**Problem:**
Quote the listing in full, exactly as given, minus any pictures.

◇ ◇ ◇ ◇ ◇

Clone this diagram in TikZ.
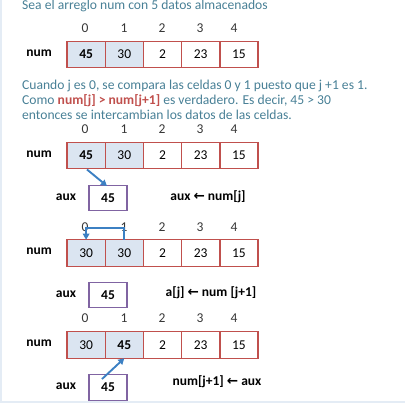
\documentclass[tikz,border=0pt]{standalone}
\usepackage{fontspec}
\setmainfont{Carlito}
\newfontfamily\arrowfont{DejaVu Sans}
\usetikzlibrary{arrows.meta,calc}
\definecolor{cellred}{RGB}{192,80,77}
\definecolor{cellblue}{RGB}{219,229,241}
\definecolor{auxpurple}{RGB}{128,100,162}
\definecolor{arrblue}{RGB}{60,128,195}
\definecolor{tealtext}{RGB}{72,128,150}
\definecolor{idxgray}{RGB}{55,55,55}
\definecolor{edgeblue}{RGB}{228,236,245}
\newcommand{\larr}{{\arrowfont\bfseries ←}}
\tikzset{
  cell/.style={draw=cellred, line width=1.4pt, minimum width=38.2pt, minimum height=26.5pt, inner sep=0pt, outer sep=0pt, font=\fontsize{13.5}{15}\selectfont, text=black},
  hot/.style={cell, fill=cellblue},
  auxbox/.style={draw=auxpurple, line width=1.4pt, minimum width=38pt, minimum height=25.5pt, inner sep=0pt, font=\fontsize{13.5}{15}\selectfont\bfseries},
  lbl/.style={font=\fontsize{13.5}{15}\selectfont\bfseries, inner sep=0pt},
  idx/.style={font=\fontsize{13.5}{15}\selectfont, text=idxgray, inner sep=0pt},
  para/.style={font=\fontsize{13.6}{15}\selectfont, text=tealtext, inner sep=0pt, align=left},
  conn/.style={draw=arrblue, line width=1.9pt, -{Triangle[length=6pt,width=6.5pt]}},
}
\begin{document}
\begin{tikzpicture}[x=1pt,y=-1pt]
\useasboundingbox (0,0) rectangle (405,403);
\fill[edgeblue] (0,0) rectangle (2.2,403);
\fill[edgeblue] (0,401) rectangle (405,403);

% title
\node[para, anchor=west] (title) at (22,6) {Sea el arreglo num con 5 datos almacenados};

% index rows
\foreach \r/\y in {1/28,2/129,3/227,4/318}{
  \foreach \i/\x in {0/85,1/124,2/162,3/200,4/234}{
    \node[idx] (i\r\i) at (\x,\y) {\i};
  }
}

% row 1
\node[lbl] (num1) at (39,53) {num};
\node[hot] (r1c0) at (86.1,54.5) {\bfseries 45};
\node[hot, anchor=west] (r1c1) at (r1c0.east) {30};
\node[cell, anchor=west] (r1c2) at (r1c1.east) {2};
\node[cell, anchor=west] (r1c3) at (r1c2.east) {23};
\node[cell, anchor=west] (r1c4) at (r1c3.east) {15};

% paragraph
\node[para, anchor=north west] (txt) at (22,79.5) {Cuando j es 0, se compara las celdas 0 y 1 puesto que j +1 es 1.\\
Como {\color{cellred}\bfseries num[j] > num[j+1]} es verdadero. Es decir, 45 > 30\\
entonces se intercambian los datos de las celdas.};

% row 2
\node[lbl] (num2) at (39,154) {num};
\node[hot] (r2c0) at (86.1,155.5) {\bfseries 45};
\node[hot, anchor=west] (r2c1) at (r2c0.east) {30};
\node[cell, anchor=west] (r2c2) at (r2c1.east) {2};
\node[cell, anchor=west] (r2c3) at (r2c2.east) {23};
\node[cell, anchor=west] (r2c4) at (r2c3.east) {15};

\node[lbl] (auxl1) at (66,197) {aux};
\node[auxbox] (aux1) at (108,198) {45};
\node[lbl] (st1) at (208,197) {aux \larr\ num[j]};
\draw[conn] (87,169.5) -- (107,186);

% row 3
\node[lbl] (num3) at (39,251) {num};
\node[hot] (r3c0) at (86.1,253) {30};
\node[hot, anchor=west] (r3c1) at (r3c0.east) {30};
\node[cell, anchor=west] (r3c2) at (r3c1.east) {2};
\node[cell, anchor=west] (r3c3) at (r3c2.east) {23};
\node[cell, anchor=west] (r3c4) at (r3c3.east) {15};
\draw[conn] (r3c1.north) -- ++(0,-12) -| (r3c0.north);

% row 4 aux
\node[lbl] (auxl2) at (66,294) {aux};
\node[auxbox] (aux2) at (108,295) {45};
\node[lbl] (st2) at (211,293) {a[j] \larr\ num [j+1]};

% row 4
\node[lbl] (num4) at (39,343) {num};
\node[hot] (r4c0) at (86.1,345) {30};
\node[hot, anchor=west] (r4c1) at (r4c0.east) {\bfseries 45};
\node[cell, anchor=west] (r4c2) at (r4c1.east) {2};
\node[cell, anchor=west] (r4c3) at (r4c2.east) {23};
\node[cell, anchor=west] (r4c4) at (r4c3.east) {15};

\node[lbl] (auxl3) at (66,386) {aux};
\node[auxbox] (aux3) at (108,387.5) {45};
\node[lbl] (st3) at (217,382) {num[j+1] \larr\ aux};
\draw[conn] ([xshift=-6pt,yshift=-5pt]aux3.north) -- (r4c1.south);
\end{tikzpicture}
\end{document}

◇ ◇ ◇ ◇ ◇

**Response below:**
Clone this diagram in TikZ.
\documentclass[tikz,border=0pt]{standalone}
\usepackage{fontspec}
\setmainfont{Carlito}
\newfontfamily\arrowfont{DejaVu Sans}
\usetikzlibrary{arrows.meta,calc}
\definecolor{cellred}{RGB}{192,80,77}
\definecolor{cellblue}{RGB}{219,229,241}
\definecolor{auxpurple}{RGB}{128,100,162}
\definecolor{arrblue}{RGB}{60,128,195}
\definecolor{tealtext}{RGB}{72,128,150}
\definecolor{idxgray}{RGB}{55,55,55}
\definecolor{edgeblue}{RGB}{228,236,245}
\newcommand{\larr}{{\arrowfont\bfseries ←}}
\tikzset{
  cell/.style={draw=cellred, line width=1.4pt, minimum width=38.2pt, minimum height=26.5pt, inner sep=0pt, outer sep=0pt, font=\fontsize{13.5}{15}\selectfont, text=black},
  hot/.style={cell, fill=cellblue},
  auxbox/.style={draw=auxpurple, line width=1.4pt, minimum width=38pt, minimum height=25.5pt, inner sep=0pt, font=\fontsize{13.5}{15}\selectfont\bfseries},
  lbl/.style={font=\fontsize{13.5}{15}\selectfont\bfseries, inner sep=0pt},
  idx/.style={font=\fontsize{13.5}{15}\selectfont, text=idxgray, inner sep=0pt},
  para/.style={font=\fontsize{13.6}{15}\selectfont, text=tealtext, inner sep=0pt, align=left},
  conn/.style={draw=arrblue, line width=1.9pt, -{Triangle[length=6pt,width=6.5pt]}},
}
\begin{document}
\begin{tikzpicture}[x=1pt,y=-1pt]
\useasboundingbox (0,0) rectangle (405,403);
\fill[edgeblue] (0,0) rectangle (2.2,403);
\fill[edgeblue] (0,401) rectangle (405,403);

% title
\node[para, anchor=west] (title) at (22,6) {Sea el arreglo num con 5 datos almacenados};

% index rows
\foreach \r/\y in {1/28,2/129,3/227,4/318}{
  \foreach \i/\x in {0/85,1/124,2/162,3/200,4/234}{
    \node[idx] (i\r\i) at (\x,\y) {\i};
  }
}

% row 1
\node[lbl] (num1) at (39,53) {num};
\node[hot] (r1c0) at (86.1,54.5) {\bfseries 45};
\node[hot, anchor=west] (r1c1) at (r1c0.east) {30};
\node[cell, anchor=west] (r1c2) at (r1c1.east) {2};
\node[cell, anchor=west] (r1c3) at (r1c2.east) {23};
\node[cell, anchor=west] (r1c4) at (r1c3.east) {15};

% paragraph
\node[para, anchor=north west] (txt) at (22,79.5) {Cuando j es 0, se compara las celdas 0 y 1 puesto que j +1 es 1.\\
Como {\color{cellred}\bfseries num[j] > num[j+1]} es verdadero. Es decir, 45 > 30\\
entonces se intercambian los datos de las celdas.};

% row 2
\node[lbl] (num2) at (39,154) {num};
\node[hot] (r2c0) at (86.1,155.5) {\bfseries 45};
\node[hot, anchor=west] (r2c1) at (r2c0.east) {30};
\node[cell, anchor=west] (r2c2) at (r2c1.east) {2};
\node[cell, anchor=west] (r2c3) at (r2c2.east) {23};
\node[cell, anchor=west] (r2c4) at (r2c3.east) {15};

\node[lbl] (auxl1) at (66,197) {aux};
\node[auxbox] (aux1) at (108,198) {45};
\node[lbl] (st1) at (208,197) {aux \larr\ num[j]};
\draw[conn] (87,169.5) -- (107,186);

% row 3
\node[lbl] (num3) at (39,251) {num};
\node[hot] (r3c0) at (86.1,253) {30};
\node[hot, anchor=west] (r3c1) at (r3c0.east) {30};
\node[cell, anchor=west] (r3c2) at (r3c1.east) {2};
\node[cell, anchor=west] (r3c3) at (r3c2.east) {23};
\node[cell, anchor=west] (r3c4) at (r3c3.east) {15};
\draw[conn] (r3c1.north) -- ++(0,-12) -| (r3c0.north);

% row 4 aux
\node[lbl] (auxl2) at (66,294) {aux};
\node[auxbox] (aux2) at (108,295) {45};
\node[lbl] (st2) at (211,293) {a[j] \larr\ num [j+1]};

% row 4
\node[lbl] (num4) at (39,343) {num};
\node[hot] (r4c0) at (86.1,345) {30};
\node[hot, anchor=west] (r4c1) at (r4c0.east) {\bfseries 45};
\node[cell, anchor=west] (r4c2) at (r4c1.east) {2};
\node[cell, anchor=west] (r4c3) at (r4c2.east) {23};
\node[cell, anchor=west] (r4c4) at (r4c3.east) {15};

\node[lbl] (auxl3) at (66,386) {aux};
\node[auxbox] (aux3) at (108,387.5) {45};
\node[lbl] (st3) at (217,382) {num[j+1] \larr\ aux};
\draw[conn] ([xshift=-6pt,yshift=-5pt]aux3.north) -- (r4c1.south);
\end{tikzpicture}
\end{document}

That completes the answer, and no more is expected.